Research

Feature selection in stratification estimators of causal effects

Hahn, P. R. & Herren, A. (2022)

arXiv | Paper

What role (if any) can modern, machine-learning-based feature selection techniques play in average treatment effect (ATE) estimation in causal inference? This work addresses the question under several assumptions:

  1. Discrete covariates
  2. No post-treatment covariates
  3. No unmeasured confounding

In this case, a stratification estimator that estimates and re-aggregates the treatment-control contrasts \(\bar{Y}_{Z=1,X=x} - \bar{Y}_{Z=0,X=x}\) for each unique x in the covariate space will identify the ATE.

The paper fuses three frameworks for doing causal inference (Causal DAGs, Potential Outcomes, and Structural Equations) and uses important concepts from each framework. We establish some theory on minimality and optimality of adjustment sets and then illustrate the problems and pitfalls of feature selection in a series of examples.


Statistical Aspects of SHAP: Functional ANOVA for Model Interpretation

Herren, A. & Hahn, P. R. (2022)

arXiv | Paper | Code

SHAP (Lundberg and Lee 2017) is a popular tool for assessing feature importance in machine learning models. This paper looks at some of the statistical challenges that present themselves in estimating SHAP scores:

  1. How many synthetic samples to generate and pass through the model’s prediction function (and by what sampling scheme)
  2. How to choose a reference distribution for the averaging taking place in each of the synthetic samples

In investigating these questions, the paper discusses several connections with the sensitivity analysis and design of experiments literature, in particular:

  • Functional ANOVA and the notion of effective dimensionality (Kucherenko et al 2009)
  • Fractional factorial designs and the hypothesis of factor sparsity (Box and Meyer 1986)

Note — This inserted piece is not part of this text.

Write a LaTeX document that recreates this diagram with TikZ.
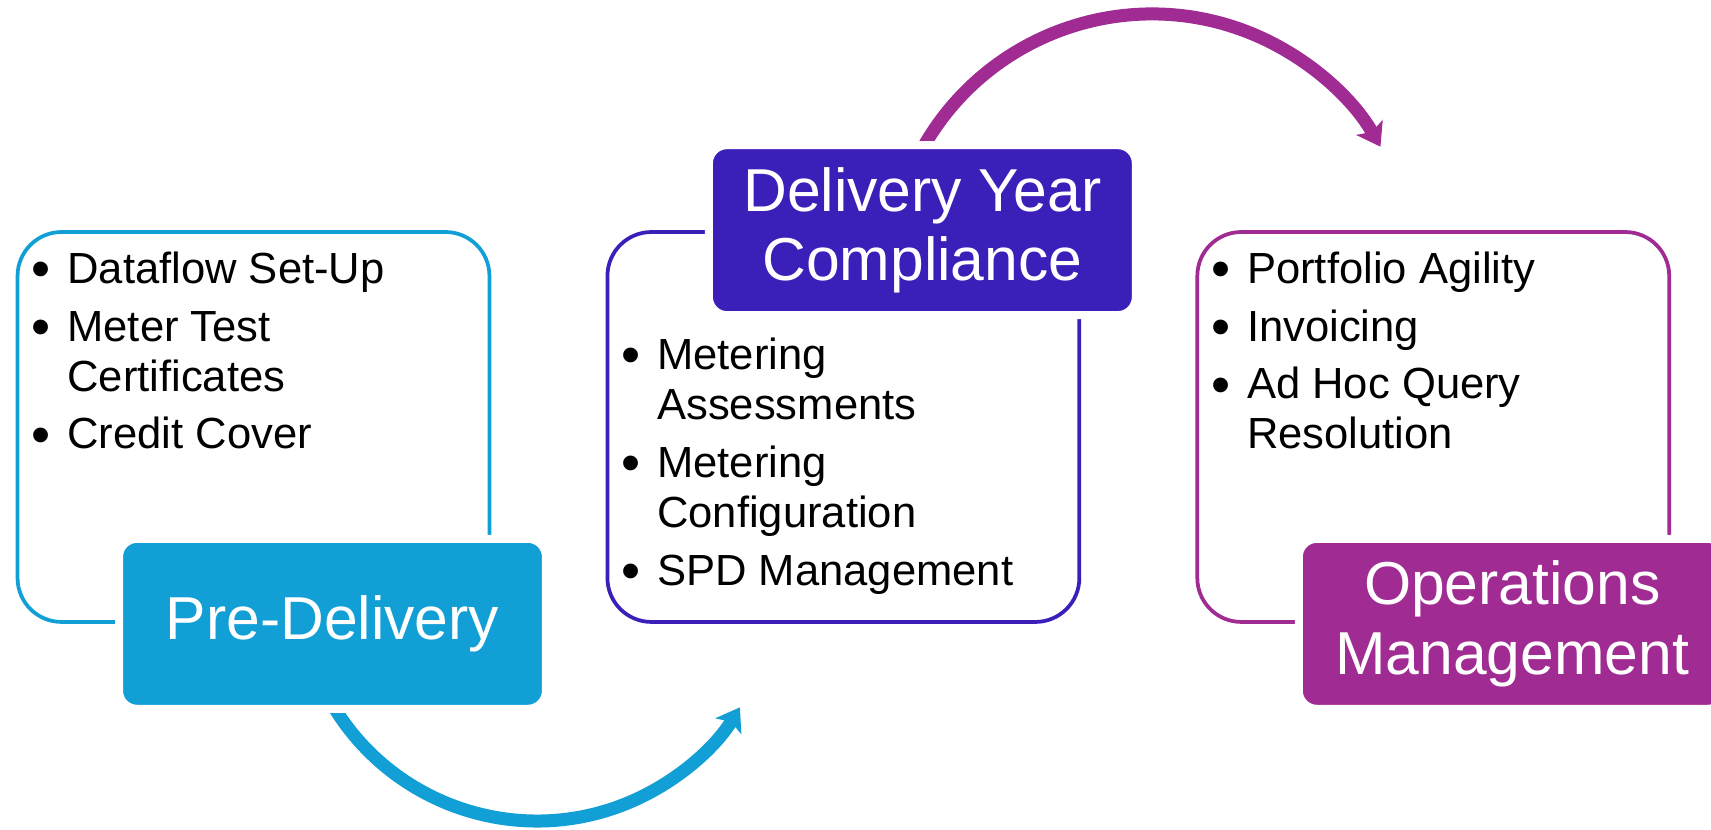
\documentclass[tikz,border=0pt]{standalone}
\usepackage{fontspec}
\setmainfont{Liberation Sans}
\usetikzlibrary{positioning,arrows.meta}

\definecolor{preblue}{HTML}{119FD6}
\definecolor{yearblue}{HTML}{3C1FB8}
\definecolor{opspurple}{HTML}{A02B93}
\newcommand\itemdot{\hspace*{-1.5pt}\raisebox{-2.4pt}{\fontsize{31}{28.5}\selectfont\textbullet}}

\begin{document}
\begin{tikzpicture}[x=0.02cm, y=0.02cm, node distance=11.8cm, on grid,
	frame/.style={draw, rounded corners=0.88cm, line width=0.075cm, minimum width=9.44cm, minimum height=7.8cm, inner sep=0pt},
	titlebox/.style={draw=white, line width=0.16cm, rounded corners=0.36cm, minimum width=8.54cm, minimum height=3.4cm, text=white, align=center, font=\fontsize{34.5}{39.5}\selectfont},
	bullets/.style={anchor=base west, inner sep=0pt, font=\fontsize{24.8}{28.5}\selectfont},
	flow/.style={line width=0.26cm, -{Stealth[length=0.44cm, width=0.6cm, inset=0.1cm]}}]
	\useasboundingbox (0,0) rectangle (1711,830);
	
	\node[frame, draw=preblue](frameA) at (253.5,403){};
	\node[frame, draw=yearblue, right=of frameA](frameB){};
	\node[frame, draw=opspurple, right=of frameB](frameC){};
	
	\coordinate (lowCentre) at (537,247);
	\coordinate (highCentre) at (1152,553);
	\draw[flow, preblue] (lowCentre) ++(205:238) arc[start angle=205, end angle=328.5, radius=238];
	\draw[flow, opspurple] (highCentre) ++(155:263) arc[start angle=155, end angle=29.7, radius=263];
	
	\node[titlebox, fill=preblue](preDelivery) at ([xshift=1.58cm]frameA.south){Pre-Delivery};
	\node[titlebox, fill=yearblue](yearCompliance) at ([xshift=1.58cm]frameB.north){Delivery Year\\Compliance};
	\node[titlebox, fill=opspurple](opsManagement) at ([xshift=1.58cm]frameC.south){Operations\\Management};
	
	\node[bullets](listA) at ([xshift=0.36cm, yshift=-1.07cm]frameA.north west){\begin{tabular}[t]{@{}p{19pt}@{}l@{}}
		\itemdot & Dataflow Set-Up\\[4.3pt]
		\itemdot & Meter Test\\
		& Certificates\\[4.3pt]
		\itemdot & Credit Cover
	\end{tabular}};
	\node[bullets](listB) at ([xshift=0.36cm, yshift=-2.79cm]frameB.north west){\begin{tabular}[t]{@{}p{19pt}@{}l@{}}
		\itemdot & Metering\\
		& Assessments\\[4.3pt]
		\itemdot & Metering\\
		& Configuration\\[4.3pt]
		\itemdot & SPD Management
	\end{tabular}};
	\node[bullets](listC) at ([xshift=0.36cm, yshift=-1.07cm]frameC.north west){\begin{tabular}[t]{@{}p{19pt}@{}l@{}}
		\itemdot & Portfolio Agility\\[4.3pt]
		\itemdot & Invoicing\\[4.3pt]
		\itemdot & Ad Hoc Query\\
		& Resolution
	\end{tabular}};
\end{tikzpicture}
\end{document}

Semi-supervised learning and the question of true versus estimated propensity scores

Herren, A. & Hahn, P. R. (2020)

arXiv | Paper | Code

Suppose we have data:

  • \(Y\): an outcome of interest
  • \(Z\): a treatment that may (or may not) causally impact the outcome
  • \(X\): a set of control variables that may be related to \(Z\), \(Y\), or both

and suppose we’re willing to make all of the assumptions that would allow us to identify and estimate a causal effect of \(Z\) on \(Y\) after adjusting for \(X\).

If we were given a large amount of data from the same distribution, but without \(Y\) observed (“unlabeled data”), can we use that data in our estimate of the causal effect?

The answer, it turns out, is “yes!” but the explanation is somewhat more subtle than “more data is always better.” This paper explores the challenges and opportunities that come with doing causal inference on “unlabeled data.”